STATED PROBLEM:
Retype the opening lines of the listing below, ending with the line that contains "import pandas as pd", and leave out any pictures.

PROVIDED MATERIAL:
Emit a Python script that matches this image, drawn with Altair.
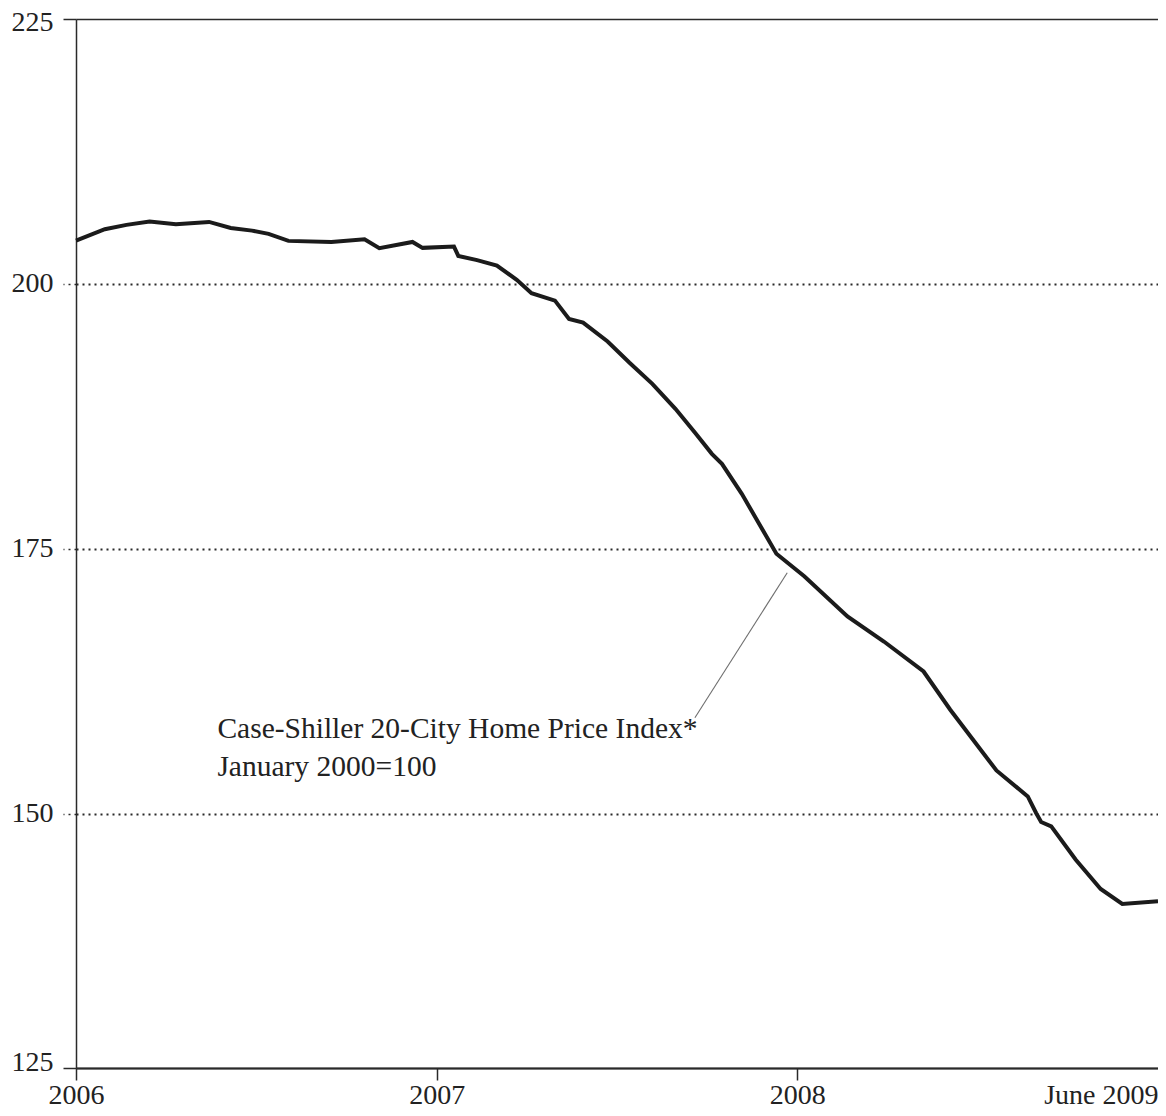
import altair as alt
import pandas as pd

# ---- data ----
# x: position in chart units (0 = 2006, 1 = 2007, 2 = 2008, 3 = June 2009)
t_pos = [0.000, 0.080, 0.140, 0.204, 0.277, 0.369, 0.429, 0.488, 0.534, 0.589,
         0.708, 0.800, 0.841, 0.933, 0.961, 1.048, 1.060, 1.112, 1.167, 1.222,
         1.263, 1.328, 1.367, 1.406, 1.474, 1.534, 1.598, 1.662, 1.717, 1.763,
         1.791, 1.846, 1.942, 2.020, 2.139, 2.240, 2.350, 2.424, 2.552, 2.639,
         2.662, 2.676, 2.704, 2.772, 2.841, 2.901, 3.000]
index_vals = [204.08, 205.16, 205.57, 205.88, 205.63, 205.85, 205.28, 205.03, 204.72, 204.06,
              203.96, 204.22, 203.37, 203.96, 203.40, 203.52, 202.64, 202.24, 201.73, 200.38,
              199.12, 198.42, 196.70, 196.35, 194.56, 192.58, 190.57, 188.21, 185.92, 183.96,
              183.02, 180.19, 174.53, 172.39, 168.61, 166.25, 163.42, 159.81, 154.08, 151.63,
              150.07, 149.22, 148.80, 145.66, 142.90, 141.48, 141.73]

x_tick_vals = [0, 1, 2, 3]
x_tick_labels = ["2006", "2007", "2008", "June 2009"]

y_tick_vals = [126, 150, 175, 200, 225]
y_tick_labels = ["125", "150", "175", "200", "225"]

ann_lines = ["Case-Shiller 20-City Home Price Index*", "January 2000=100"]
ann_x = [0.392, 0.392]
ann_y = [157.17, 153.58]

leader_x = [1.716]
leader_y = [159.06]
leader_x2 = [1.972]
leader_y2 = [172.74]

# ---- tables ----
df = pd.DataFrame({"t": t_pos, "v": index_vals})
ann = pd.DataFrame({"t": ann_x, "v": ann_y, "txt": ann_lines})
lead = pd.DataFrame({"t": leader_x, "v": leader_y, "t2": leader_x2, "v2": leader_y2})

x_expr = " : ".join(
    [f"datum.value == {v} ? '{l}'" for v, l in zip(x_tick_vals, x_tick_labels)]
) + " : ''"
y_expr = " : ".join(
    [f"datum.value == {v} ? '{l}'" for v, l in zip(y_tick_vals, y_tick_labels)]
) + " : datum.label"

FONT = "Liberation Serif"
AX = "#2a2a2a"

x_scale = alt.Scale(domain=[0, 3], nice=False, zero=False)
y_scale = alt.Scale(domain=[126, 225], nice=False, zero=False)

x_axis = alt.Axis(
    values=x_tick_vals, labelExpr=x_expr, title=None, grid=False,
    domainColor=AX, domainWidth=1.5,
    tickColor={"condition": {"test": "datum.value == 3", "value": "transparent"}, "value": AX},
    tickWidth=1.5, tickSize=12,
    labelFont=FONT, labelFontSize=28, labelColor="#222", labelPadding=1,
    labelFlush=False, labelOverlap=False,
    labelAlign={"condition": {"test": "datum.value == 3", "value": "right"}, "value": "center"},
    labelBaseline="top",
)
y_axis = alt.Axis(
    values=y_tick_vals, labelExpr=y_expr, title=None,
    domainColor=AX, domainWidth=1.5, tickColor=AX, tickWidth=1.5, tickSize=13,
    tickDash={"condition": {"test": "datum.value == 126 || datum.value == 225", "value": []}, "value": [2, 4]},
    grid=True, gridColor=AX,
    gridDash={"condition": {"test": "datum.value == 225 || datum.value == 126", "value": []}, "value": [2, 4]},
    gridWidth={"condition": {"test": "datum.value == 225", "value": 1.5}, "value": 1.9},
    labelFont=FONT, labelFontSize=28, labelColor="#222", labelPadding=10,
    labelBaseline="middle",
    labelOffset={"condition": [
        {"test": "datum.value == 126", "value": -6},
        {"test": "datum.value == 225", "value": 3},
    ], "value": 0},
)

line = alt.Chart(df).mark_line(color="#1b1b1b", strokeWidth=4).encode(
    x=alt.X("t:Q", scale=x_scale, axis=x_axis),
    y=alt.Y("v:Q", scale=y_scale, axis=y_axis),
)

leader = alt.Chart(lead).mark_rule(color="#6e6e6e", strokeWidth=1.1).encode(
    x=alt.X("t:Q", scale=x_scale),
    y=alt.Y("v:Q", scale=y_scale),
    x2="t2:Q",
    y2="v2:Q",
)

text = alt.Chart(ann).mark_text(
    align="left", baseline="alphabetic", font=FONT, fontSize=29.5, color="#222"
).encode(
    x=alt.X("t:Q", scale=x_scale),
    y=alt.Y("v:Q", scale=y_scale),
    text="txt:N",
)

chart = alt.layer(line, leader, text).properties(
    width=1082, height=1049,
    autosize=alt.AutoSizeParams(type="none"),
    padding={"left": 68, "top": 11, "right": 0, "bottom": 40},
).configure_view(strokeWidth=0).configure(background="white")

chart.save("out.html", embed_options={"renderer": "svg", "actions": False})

TASK RESULT:
Emit a Python script that matches this image, drawn with Altair.
import altair as alt
import pandas as pd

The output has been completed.